HBO announced that the fifth and final season of the Prohibition Era Boardwalk Empire will premiere in early September.
Fox announced its fall premiere dates including Gotham, Sleepy Hollow, Bones, Brooklyn Nine-Nine and the ten-part mystery "event series" Gracepoint.
Investigation Discovery announced they are adapting Vanity Fair magazine’s crime stories to the small screen in a new series called Vanity Fair Confidential.
PODCASTS/VIDEO/RADIO
CBS' Face the Nation featured crime writers Sandra Brown, Lee Child, Jeffery Deaver, Karin Slaughter, and David Ignatius discussing which thrillers are on their reading list this summer. (Hat tip to Crime Watch.)
The latest installment in NPR's summer "Crime in the City" series features Crime writer Ann Cleeves, who sets her mysteries in Shetland.
NPR also had a feature on the tenth anniversary of the Maisie Dobbs series by Jacqueline Winspear.

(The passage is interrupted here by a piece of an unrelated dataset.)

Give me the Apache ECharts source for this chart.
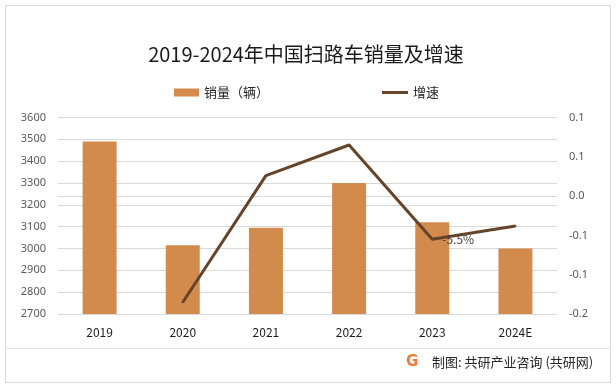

This week's Crime and Science Radio program featured a conversation with Deborah Halber about amateur sleuths who are helping to solve cold cases.
THEATER
The Milwaukee-based Peninsula Players' next production is Agatha Christie’s And Then There Were None, which runs through July 27.
St. Louis, Missouri's New Line Theatre announced its 24th season of alternative musical theatre, including the St. Louis premiere of the new musical Bonnie & Clyde.
GAMES
The producers of the Battlefield series are taking it in a new direction with Battlefield Hardline. The team at Visceral Games is collaborating with Bill Johnson (Justified), Kelly Hu (Arrow), Eugene Byrd (Bones), and Benito Martinez (House of Cards) to "fuse the interactive medium of video games with the creative presentation of TV crime dramas to deliver a wholly new and unique experience to gamers...about the war on crime in the gritty and glamorous streets of LA and Miami."
EVENTS
Comic-Con 2014 (July 24-27 in San Diego) released its full program schedule, which includes stars and creative forces behind several crime dramas and films. Some of the TV shows represented include Bones, Bates Motel, Sleepy Hollow, Orphan Black, 24, Grimm, and The Blacklist. Films represented include Sin City 2: A Dame To Kill For, Kingsman: The Secret Service, and Hitman: Agent 47.